Lingenfelter Collection: Greenwood Corvette. Henry Payne, The Detroit News
Speaking of V-8s, Lingenfelter’s engineers added twin turbochargers to a fifth-gen Corvette and raced it against a Blue Angels F-18 jet down a runway. The Corvette won, hitting 60 mph in just 1.9 seconds. The ‘Vette is on display behind a poster signed by the Angels team.
Even the cars in Gallery #2 that don’t look like Corvettes are Corvettes. Check out the 1981 Caballista, which looks like a Rolls-Royce and a Corvette had a baby. Behind that vertical British grille is a good ol’ Corvette pushrod V-8 Just six remain in the world today.
The third and final gallery shows off the diversity of Lingenfelter’s collection. Sure, there are plenty more Camaros and ‘Vettes to check out. but there are also unique animals like a modified, V8-powered, 1974 Gremlin (complete with Levi’s jeans interior). A nitrous-fed 2007 Dodge Charger Funny Car dragster lurks in the corner. The winner of the 2007 NHRA Nationals, it ate a quarter-mile of track at 327 mph in just 4.8 seconds — that’s more than twice as fast as the Ferrari 812 Competizione. Oh.

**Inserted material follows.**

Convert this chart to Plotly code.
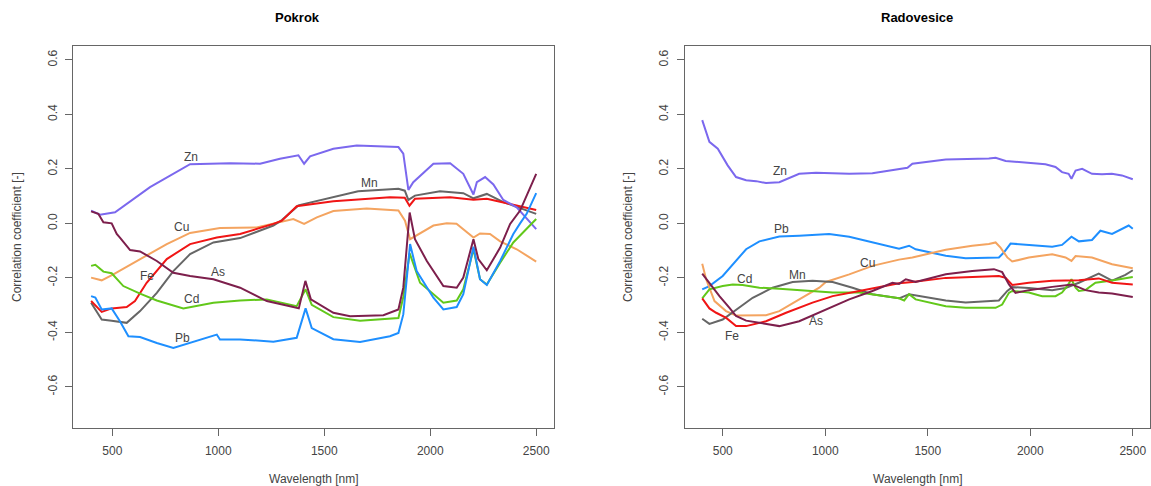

Lingenfelter Collection: After Lingenfelters’ 2000 Corvette beat ta Blue Angel’s F-18 down the runway, the Angels became fast friends of the collection. A signed poster is on the wall. Henry Payne, The Detroit News
There’s also a movie star in the house. A heavily-modified 2006 Pontiac Solstice sports car played the character “Jazz” in the 2007 sci-fi hit “Transformers.”
That’s just the tip of the iceberg. There are dozens of gems in the Lingenfelter Collection. And all in support of a great charity cause.